Charts and diagrams as code
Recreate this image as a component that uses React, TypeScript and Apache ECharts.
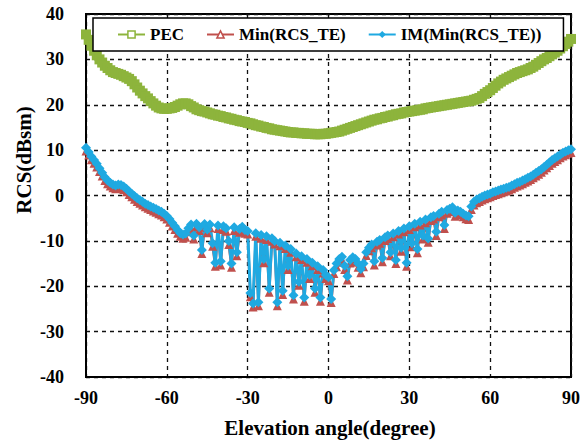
import React, { useEffect, useRef } from "react";
import * as echarts from "echarts";

// Elevation angle axis: first sample and spacing (degrees)
const ANGLE_START = -90;
const ANGLE_STEP = 1;

const X_TICKS = [-90, -60, -30, 0, 30, 60, 90];
const Y_TICKS = [-40, -30, -20, -10, 0, 10, 20, 30, 40];

const SERIES_NAMES = ["PEC", "Min(RCS_TE)", "IM(Min(RCS_TE))"];

// PEC (dBsm), -90..90 step 1
const PEC = [
  35.5, 34.3, 33.0, 31.9, 30.9, 30.0, 29.3, 28.6, 28.1, 27.6,
  27.2, 27.0, 26.8, 26.6, 26.3, 26.0, 25.7, 25.2, 24.5, 23.8,
  23.1, 22.5, 21.9, 21.4, 20.8, 20.3, 19.8, 19.4, 19.2, 19.1,
  19.1, 19.2, 19.3, 19.5, 19.8, 20.1, 20.3, 20.3, 20.1, 19.7,
  19.4, 19.0, 18.8, 18.6, 18.5, 18.3, 18.1, 17.9, 17.8, 17.6,
  17.5, 17.3, 17.2, 17.0, 16.9, 16.7, 16.6, 16.4, 16.3, 16.2,
  16.0, 15.9, 15.7, 15.5, 15.4, 15.2, 15.1, 14.9, 14.8, 14.6,
  14.5, 14.4, 14.3, 14.2, 14.1, 14.0, 13.9, 13.9, 13.8, 13.8,
  13.7, 13.7, 13.6, 13.6, 13.6, 13.5, 13.5, 13.5, 13.6, 13.6,
  13.7, 13.8, 13.9, 14.0, 14.1, 14.3, 14.5, 14.7, 14.9, 15.1,
  15.3, 15.5, 15.7, 15.9, 16.1, 16.3, 16.5, 16.7, 16.8, 17.0,
  17.1, 17.3, 17.4, 17.6, 17.7, 17.9, 18.0, 18.1, 18.3, 18.4,
  18.5, 18.6, 18.7, 18.8, 18.9, 19.0, 19.2, 19.3, 19.4, 19.5,
  19.6, 19.7, 19.8, 19.9, 20.0, 20.1, 20.2, 20.3, 20.4, 20.5,
  20.6, 20.7, 20.8, 20.9, 21.1, 21.3, 21.5, 21.9, 22.4, 22.8,
  23.2, 23.7, 24.2, 24.7, 25.1, 25.5, 25.8, 26.1, 26.4, 26.7,
  27.0, 27.2, 27.4, 27.6, 27.8, 28.1, 28.4, 28.8, 29.2, 29.6,
  30.0, 30.3, 30.7, 31.1, 31.5, 31.9, 32.4, 32.9, 33.4, 33.9,
  34.5,
];

// Min(RCS_TE) (dBsm), -90..90 step 1
const MIN_RCS_TE = [
  9.8, 8.9, 7.9, 7.1, 6.3, 5.3, 4.3, 3.3, 2.6, 2.1,
  1.7, 1.5, 1.7, 1.6, 1.3, 0.8, 0.2, -0.3, -0.8, -1.3,
  -1.7, -2.1, -2.5, -2.8, -3.1, -3.4, -3.7, -4.0, -4.3, -4.7,
  -5.2, -5.9, -6.7, -7.5, -8.3, -9.0, -9.4, -9.2, -8.0, -7.1,
  -9.6, -6.9, -7.7, -12.8, -7.0, -8.2, -7.1, -11.2, -15.6, -7.3,
  -15.3, -7.5, -7.9, -10.8, -15.8, -7.7, -13.3, -8.1, -7.6, -8.3,
  -8.5, -22.3, -24.6, -9.0, -24.3, -9.4, -14.8, -9.7, -21.3, -10.1,
  -10.7, -24.3, -11.1, -21.8, -11.7, -16.3, -12.5, -22.8, -13.5, -19.8,
  -14.1, -23.3, -14.7, -18.3, -15.5, -21.3, -16.3, -23.3, -17.1, -18.3,
  -18.8, -23.6, -17.2, -15.7, -14.7, -14.2, -16.3, -18.6, -14.9, -14.3,
  -14.7, -15.8, -17.0, -15.7, -13.2, -12.2, -11.5, -15.3, -10.9, -10.5,
  -14.6, -9.9, -9.5, -13.3, -9.1, -15.0, -8.5, -12.3, -8.0, -15.6,
  -7.5, -11.3, -6.9, -12.6, -6.5, -9.6, -6.0, -10.3, -5.5, -5.2,
  -8.8, -4.7, -4.3, -7.3, -3.9, -3.6, -3.3, -4.6, -4.0, -4.3,
  -4.7, -5.1, -5.3, -3.1, -2.1, -1.6, -1.3, -1.0, -0.7, -0.5,
  -0.3, 0.0, 0.2, 0.4, 0.6, 0.8, 1.0, 1.2, 1.5, 1.8,
  2.1, 2.3, 2.6, 2.9, 3.2, 3.5, 3.9, 4.3, 4.7, 5.1,
  5.6, 6.1, 6.6, 7.1, 7.5, 7.9, 8.3, 8.7, 9.0, 9.3,
  9.5,
];

// IM(Min(RCS_TE)) (dBsm), -90..90 step 1
const IM_MIN_RCS_TE = [
  10.5, 9.6, 8.6, 7.8, 7.0, 6.0, 5.0, 4.0, 3.3, 2.8,
  2.4, 2.2, 2.4, 2.3, 2.0, 1.5, 0.9, 0.4, -0.1, -0.6,
  -1.0, -1.4, -1.8, -2.1, -2.4, -2.7, -3.0, -3.3, -3.6, -4.0,
  -4.5, -5.2, -6.0, -6.8, -7.6, -8.3, -8.6, -8.4, -7.2, -6.4,
  -8.8, -6.2, -7.0, -12.0, -6.3, -7.5, -6.4, -10.5, -14.8, -6.6,
  -14.5, -6.8, -7.2, -10.0, -15.0, -7.0, -12.5, -7.4, -6.9, -7.6,
  -7.8, -21.5, -23.8, -8.3, -23.5, -8.7, -14.0, -9.0, -20.5, -9.4,
  -10.0, -23.5, -10.4, -21.0, -11.0, -15.5, -11.8, -22.0, -12.8, -19.0,
  -13.4, -22.5, -14.0, -17.5, -14.8, -20.5, -15.6, -22.5, -16.4, -17.5,
  -18.0, -22.8, -16.5, -15.0, -14.0, -13.5, -15.5, -17.8, -14.2, -13.6,
  -14.0, -15.0, -16.2, -15.0, -12.5, -11.5, -10.8, -14.5, -10.2, -9.8,
  -13.8, -9.2, -8.8, -12.5, -8.4, -14.2, -7.8, -11.5, -7.3, -14.8,
  -6.8, -10.5, -6.2, -11.8, -5.8, -8.8, -5.3, -9.5, -4.8, -4.5,
  -8.0, -4.0, -3.6, -6.5, -3.2, -2.9, -2.6, -3.8, -3.3, -3.6,
  -4.0, -4.4, -4.6, -2.4, -1.4, -0.9, -0.6, -0.3, 0.0, 0.2,
  0.4, 0.7, 0.9, 1.1, 1.3, 1.5, 1.7, 1.9, 2.2, 2.5,
  2.8, 3.0, 3.3, 3.6, 3.9, 4.2, 4.6, 5.0, 5.4, 5.8,
  6.3, 6.8, 7.3, 7.8, 8.2, 8.6, 9.0, 9.4, 9.7, 10.0,
  10.2,
];

const GREEN = "#8DB43C";
const RED = "#C0504D";
const BLUE = "#1FA9E1";
const FONT = "'Liberation Serif', 'Times New Roman', serif";

const toPairs = (vals: number[]) =>
  vals.map((v, i) => [ANGLE_START + i * ANGLE_STEP, v]);

export default function App() {
  const ref = useRef<HTMLDivElement>(null);

  useEffect(() => {
    if (!ref.current) return;
    const chart = echarts.init(ref.current, undefined, { renderer: "svg" });
    const tickLabel = {
      fontFamily: FONT,
      fontWeight: "bold" as const,
      fontSize: 18,
      color: "#000",
    };
    const splitLine = {
      show: true,
      lineStyle: { color: "#111", type: [4, 4] as number[], width: 1.3 },
    };
    const option = {
      animation: false,
      backgroundColor: "#fff",
      grid: {
        left: 86,
        right: 15,
        top: 14,
        bottom: 66,
        show: true,
        borderColor: "#000",
        borderWidth: 2,
        backgroundColor: "transparent",
      },
      legend: {
        left: 93,
        top: 18,
        padding: [8, 22, 8, 24],
        itemGap: 22,
        itemWidth: 27,
        itemHeight: 9,
        borderColor: "#000",
        borderWidth: 1.5,
        backgroundColor: "#fff",
        textStyle: { fontFamily: FONT, fontWeight: "bold", fontSize: 17, color: "#000" },
        data: [
          { name: SERIES_NAMES[0], itemStyle: { color: "#fff", borderColor: GREEN, borderWidth: 1.5 } },
          { name: SERIES_NAMES[1], itemStyle: { color: "#fff", borderColor: RED, borderWidth: 1.5 } },
          { name: SERIES_NAMES[2] },
        ],
      },
      xAxis: {
        type: "value",
        min: X_TICKS[0],
        max: X_TICKS[X_TICKS.length - 1],
        interval: 30,
        axisLine: { show: true, onZero: false, lineStyle: { color: "#000", width: 2 } },
        axisTick: { show: false },
        axisLabel: { ...tickLabel, margin: 12 },
        splitLine,
      },
      yAxis: {
        type: "value",
        min: Y_TICKS[0],
        max: Y_TICKS[Y_TICKS.length - 1],
        interval: 10,
        axisLine: { show: true, onZero: false, lineStyle: { color: "#000", width: 2 } },
        axisTick: { show: false },
        axisLabel: { ...tickLabel, margin: 22 },
        splitLine,
      },
      graphic: [
        {
          type: "text",
          x: 330,
          y: 428,
          style: {
            text: "Elevation angle(degree)",
            font: `bold 21px ${FONT}`,
            fill: "#000",
            align: "center",
            verticalAlign: "middle",
            textAlign: "center",
            textVerticalAlign: "middle",
          },
        },
        {
          type: "text",
          x: 24,
          y: 160,
          rotation: Math.PI / 2,
          style: {
            text: "RCS(dBsm)",
            font: `bold 21px ${FONT}`,
            fill: "#000",
            align: "center",
            verticalAlign: "middle",
            textAlign: "center",
            textVerticalAlign: "middle",
          },
        },
      ],
      series: [
        {
          name: SERIES_NAMES[0],
          type: "line",
          data: toPairs(PEC),
          symbol: "rect",
          symbolSize: 10,
          lineStyle: { color: GREEN, width: 3 },
          itemStyle: { color: GREEN },
          clip: false,
        },
        {
          name: SERIES_NAMES[1],
          type: "line",
          data: toPairs(MIN_RCS_TE),
          symbol: "triangle",
          symbolSize: 9,
          lineStyle: { color: RED, width: 2.5 },
          itemStyle: { color: RED },
          clip: false,
        },
        {
          name: SERIES_NAMES[2],
          type: "line",
          data: toPairs(IM_MIN_RCS_TE),
          symbol: "diamond",
          symbolSize: 10,
          lineStyle: { color: BLUE, width: 3 },
          itemStyle: { color: BLUE },
          clip: false,
        },
      ],
    };
    chart.setOption(option as any);
    return () => chart.dispose();
  }, []);

  return (
    <div
      ref={ref}
      style={{ position: "absolute", left: 0, top: 0, width: 586, height: 443 }}
    />
  );
}
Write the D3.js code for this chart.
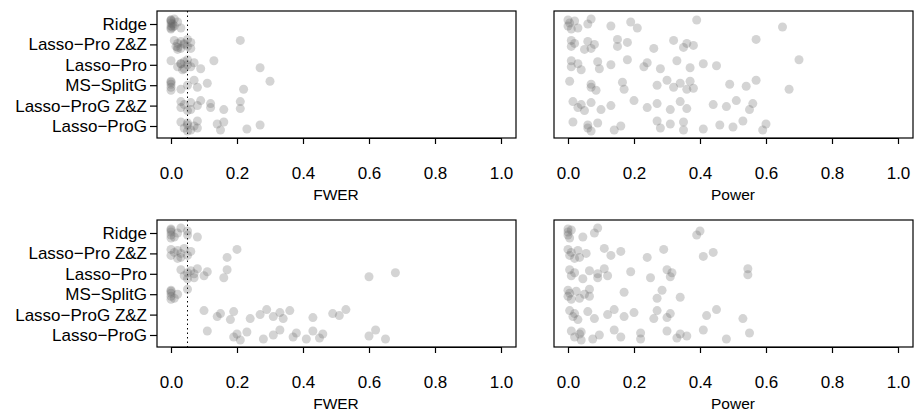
<!DOCTYPE html>
<html><head><meta charset="utf-8">
<script src="https://cdn.jsdelivr.net/npm/d3@7"></script>
<style>body{margin:0;background:#fff}svg{font-family:"Liberation Sans",Arial,sans-serif}</style>
</head><body><svg id="c" width="915" height="412"></svg>
<script>
const methods = ["Ridge","Lasso−Pro Z&Z","Lasso−Pro","MS−SplitG","Lasso−ProG Z&Z","Lasso−ProG"];
const xTicks = [0,0.2,0.4,0.6,0.8,1.0];
const fwerTop = [
 [0,0,0,0,0,0,0.005,0.01,0.01,0.02,0.03,0,0.005],
 [0.01,0.015,0.02,0.02,0.03,0.03,0.04,0.05,0.05,0.06,0.06,0.21,0.02,0.04],
 [0,0.02,0.03,0.035,0.04,0.04,0.05,0.05,0.06,0.07,0.09,0.13,0.27,0.03],
 [0,0,0,0,0,0.03,0.05,0.07,0.08,0.11,0.22,0.30],
 [0.03,0.03,0.04,0.05,0.06,0.06,0.08,0.09,0.12,0.12,0.16,0.21,0.21],
 [0.03,0.04,0.05,0.05,0.05,0.06,0.07,0.08,0.08,0.14,0.15,0.16,0.23,0.27]];
const powerTop = [
 [0,0,0.005,0.01,0.02,0.03,0.06,0.07,0.13,0.19,0.21,0.39,0.65],
 [0.01,0.01,0.02,0.05,0.06,0.07,0.08,0.15,0.15,0.18,0.26,0.32,0.35,0.36,0.38,0.57],
 [0.01,0.01,0.03,0.04,0.09,0.095,0.13,0.18,0.23,0.24,0.28,0.33,0.37,0.41,0.45,0.70],
 [0.005,0.07,0.07,0.085,0.165,0.17,0.27,0.30,0.32,0.34,0.36,0.37,0.38,0.49,0.54,0.57,0.67],
 [0.015,0.03,0.04,0.05,0.07,0.10,0.13,0.20,0.24,0.27,0.31,0.34,0.36,0.44,0.48,0.51,0.55,0.56],
 [0.015,0.06,0.06,0.07,0.09,0.14,0.16,0.27,0.28,0.31,0.35,0.35,0.41,0.46,0.50,0.53,0.59,0.60]];
const fwerBottom = [
 [0,0,0,0,0,0.01,0.02,0.03,0.05,0.05,0.08],
 [0,0,0.01,0.02,0.02,0.03,0.03,0.04,0.05,0.06,0.17,0.20],
 [0.03,0.04,0.05,0.05,0.06,0.07,0.07,0.08,0.10,0.11,0.16,0.17,0.60,0.68],
 [0,0,0,0,0,0.01,0.02,0.05],
 [0.10,0.14,0.15,0.18,0.19,0.24,0.27,0.29,0.31,0.33,0.34,0.36,0.43,0.49,0.51,0.53],
 [0.11,0.19,0.20,0.21,0.23,0.28,0.31,0.33,0.37,0.38,0.41,0.43,0.45,0.46,0.60,0.62,0.65]];
const powerBottom = [
 [0,0,0,0.005,0.01,0.045,0.08,0.09,0.39,0.40],
 [0,0.005,0.01,0.02,0.03,0.035,0.055,0.11,0.13,0.16,0.24,0.29,0.41,0.44],
 [0.005,0.01,0.02,0.045,0.065,0.09,0.09,0.11,0.12,0.19,0.25,0.30,0.31,0.315,0.545,0.545],
 [0,0,0.005,0.01,0.025,0.035,0.05,0.065,0.065,0.17,0.27,0.285,0.34],
 [0.005,0.015,0.02,0.03,0.06,0.08,0.12,0.14,0.17,0.20,0.26,0.27,0.30,0.31,0.42,0.45,0.53],
 [0.01,0.02,0.035,0.04,0.04,0.075,0.095,0.14,0.16,0.22,0.22,0.30,0.33,0.34,0.36,0.41,0.48,0.55]];
const nominalLevel = 0.05;

const svg = d3.select("#c");
const jit = [-4,2,-1,5,-3,4,0,-5,2,-2,4,-4,3,-1,1,-5,4,-2];
const FS = "17px";
function panel(data, left, top, title, showY){
  const W=359, H=127;
  const x = d3.scaleLinear().domain([0,1]).range([left+14,left+344]);
  const y = d3.scalePoint().domain(methods).range([top+13,top+H-12]);
  const g = svg.append("g");
  g.append("rect").attr("x",left).attr("y",top).attr("width",W).attr("height",H)
    .attr("fill","none").attr("stroke","#000").attr("stroke-width",1.2);
  if(showY){
    g.append("line").attr("x1",x(nominalLevel)).attr("x2",x(nominalLevel))
      .attr("y1",top).attr("y2",top+H).attr("stroke","#000").attr("stroke-dasharray","1.5,3");
    const ay = g.append("g").attr("transform",`translate(${left},0)`).call(d3.axisLeft(y).tickSize(7).tickPadding(3));
    ay.select(".domain").remove();
    ay.selectAll(".tick line").attr("stroke-width",1.2);
    ay.selectAll("text").style("font-size",FS).attr("fill","#000").attr("font-family","Liberation Sans, Arial");
  }
  const ax = g.append("g").attr("transform",`translate(0,${top+H+7})`)
    .call(d3.axisBottom(x).tickValues(xTicks).tickFormat(d3.format(".1f")).tickSize(6).tickPadding(16));
  ax.select(".domain").attr("d",`M${x(0)},0.5H${x(1)}`).attr("transform","translate(0,-7)").attr("stroke-width",1.2);
  ax.selectAll(".tick line").attr("y1",-7).attr("y2",-1).attr("stroke-width",1.2);
  ax.selectAll("text").style("font-size",FS).attr("fill","#000").attr("font-family","Liberation Sans, Arial");
  g.append("text").attr("x",x(0.5)).attr("y",top+H+62).attr("text-anchor","middle")
    .style("font-size","15.5px").text(title);
  data.forEach((vals,i)=>{
    g.selectAll(null).data(vals).enter().append("circle")
      .attr("cx",d=>x(d)).attr("cy",(d,j)=>y(methods[i])+jit[j%jit.length])
      .attr("r",4.5).attr("fill","#666").attr("fill-opacity",0.28);
  });
}
panel(fwerTop,157,11,"FWER",true);
panel(powerTop,554,11,"Power",false);
panel(fwerBottom,157,220,"FWER",true);
panel(powerBottom,554,220,"Power",false);
</script></body></html>
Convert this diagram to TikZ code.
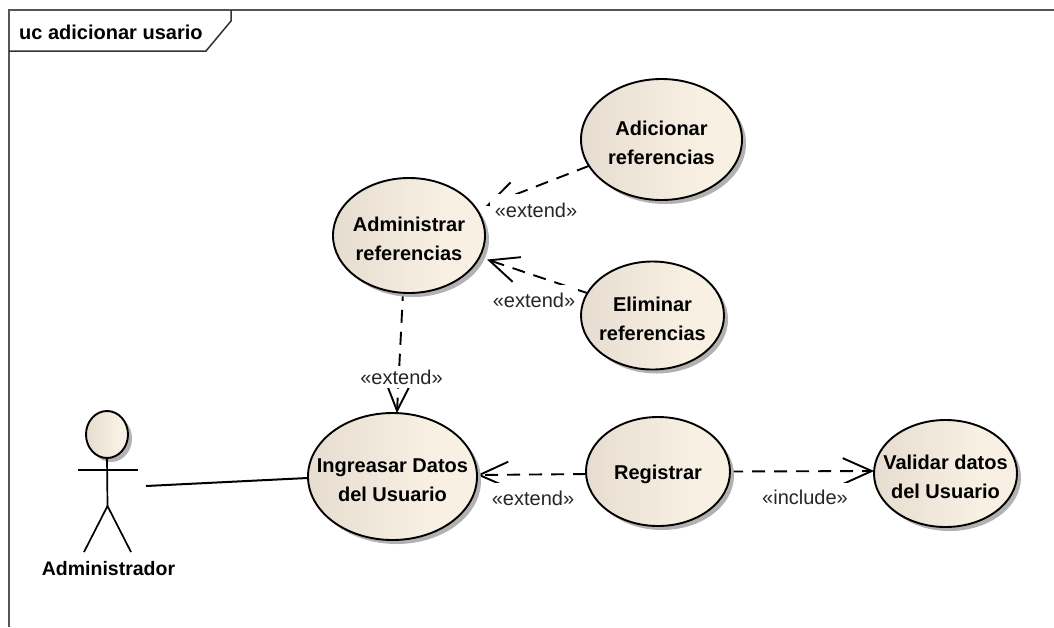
\documentclass[tikz,border=0pt]{standalone}
\usepackage{fontspec}
\setmainfont{Liberation Sans}
\usetikzlibrary{arrows.meta,shapes.geometric,shadows}
\definecolor{ucleft}{HTML}{E6DDD0}
\definecolor{ucright}{HTML}{F8F0E3}
\definecolor{framegray}{HTML}{555555}
\pgfdeclarehorizontalshading{ucfill}{100bp}{color(0bp)=(ucleft); color(25bp)=(ucleft); color(62bp)=(ucright); color(100bp)=(ucright)}
\newcommand{\uclines}[2]{\makebox[0pt][c]{\raisebox{-10pt}[0pt][0pt]{\begin{tabular}[c]{@{}c@{}}#1\\#2\end{tabular}}}}
\newcommand{\ucline}[1]{\makebox[0pt][c]{\raisebox{-7.5pt}[0pt][0pt]{#1}}}
\tikzset{
  ucase/.style={ellipse,draw=black,line width=1.9pt,inner sep=0pt,outer sep=0pt,shading=ucfill,
    font=\fontsize{20}{28.5}\selectfont\bfseries,
    drop shadow={shadow xshift=4pt,shadow yshift=-4pt,fill=black!30,opacity=1}},
  stereo/.style={fill=white,inner sep=0pt,outer sep=0pt,font=\fontsize{20}{24}\selectfont,text=black!85},
  depline/.style={line width=1.9pt,draw=black,dash pattern=on 13pt off 9pt},
  deparrow/.style={depline,-{Straight Barb[length=29pt,width=26pt,line width=1.9pt,sep=0pt]}},
  framel/.style={draw=framegray,line width=1.5pt},
  actorl/.style={draw=black,line width=1.7pt}
}
\begin{document}
\begin{tikzpicture}[x=1pt,y=-1pt]
\useasboundingbox (0,0) rectangle (1054,627);
\fill[white] (0,0) rectangle (1054,627);
% frame
\draw[framel] (9,627) -- (9,10) -- (1054,10);
\draw[framel,draw=black!80] (9,51) -- (206,51) -- (231,21) -- (231,10);
\node[anchor=base west,inner sep=0pt,font=\fontsize{20}{24}\selectfont\bfseries] (frametitle) at (19,39) {uc adicionar usario};
% node positions (geometry needed for connectors)
\path (661.5,139.5) node[ellipse,minimum width=161pt,minimum height=121pt,inner sep=0pt,outer sep=0pt] (adic0) {};
\path (652.5,315.5) node[ellipse,minimum width=143pt,minimum height=108pt,inner sep=0pt,outer sep=0pt] (elim0) {};
\path (409,235.5) node[ellipse,minimum width=152pt,minimum height=115pt,inner sep=0pt,outer sep=0pt] (admi0) {};
\path (392.5,476.5) node[ellipse,minimum width=169pt,minimum height=127pt,inner sep=0pt,outer sep=0pt] (ingr0) {};
\path (658,471.5) node[ellipse,minimum width=144pt,minimum height=109pt,inner sep=0pt,outer sep=0pt] (regi0) {};
\path (945.5,473.5) node[ellipse,minimum width=143pt,minimum height=107pt,inner sep=0pt,outer sep=0pt] (vali0) {};
% connectors
\draw[deparrow,shorten >=10pt] (adic0.200.7) -- (admi0.21.6);
\draw[deparrow,shorten >=8pt] (elim0.161.8) -- (admi0.-17.7);
\draw[deparrow,dash phase=5pt] (admi0.264) -- (ingr0.86);
\draw[deparrow] (regi0.182.8) -- (ingr0.1);
\draw[deparrow] (regi0.0) -- (vali0.178.5);
% labels that mask the connectors
\node[stereo,minimum width=92pt,minimum height=32pt] (lab1) at (536,210) {«extend»};
\node[stereo,minimum width=88pt,minimum height=30pt] (lab2) at (534,300) {«extend»};
\node[stereo,minimum width=86pt,minimum height=22pt] (lab3) at (401.5,377) {«extend»};
\node[stereo,minimum width=88pt,minimum height=30pt] (lab4) at (533,498) {«extend»};
\node[stereo,minimum width=90pt,minimum height=28pt] (lab5) at (805,497) {«include»};
% use cases
\node[ucase,minimum width=161pt,minimum height=121pt] (adic) at (adic0) {\uclines{Adicionar}{referencias}};
\node[ucase,minimum width=143pt,minimum height=108pt] (elim) at (elim0) {\uclines{Eliminar}{referencias}};
\node[ucase,minimum width=152pt,minimum height=115pt] (admi) at (admi0) {\uclines{Administrar}{referencias}};
\node[ucase,minimum width=169pt,minimum height=127pt] (ingr) at (ingr0) {\uclines{Ingreasar Datos}{del Usuario}};
\node[ucase,minimum width=144pt,minimum height=109pt] (regi) at (regi0) {\ucline{Registrar}};
\node[ucase,minimum width=143pt,minimum height=107pt] (vali) at (vali0) {\uclines{Validar datos}{del Usuario}};
% actor
\node[ucase,minimum width=42pt,minimum height=47pt] (head) at (107,434.5) {};
\coordinate (hip) at (107.5,506);
\draw[actorl] (head.south) -- (hip);
\draw[actorl] (78,470) -- (137.5,470);
\draw[actorl] (84,552) -- (hip) -- (131,552);
\node[inner sep=0pt,font=\fontsize{19.5}{24}\selectfont\bfseries] (actorname) at (108.5,569) {Administrador};
\coordinate (actorend) at (146,486);
\draw[line width=2pt] (actorend) -- (ingr.181.7);
\end{tikzpicture}
\end{document}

## Challenge
Give again, word for word, every line from the top of the data above to the line holding "const ANGLE_STEP = 1;", inclusive, with the pictures left out.

## The completed task
Recreate this image as a component that uses React, TypeScript and Apache ECharts.
import React, { useEffect, useRef } from "react";
import * as echarts from "echarts";

// Elevation angle axis: first sample and spacing (degrees)
const ANGLE_START = -90;
const ANGLE_STEP = 1;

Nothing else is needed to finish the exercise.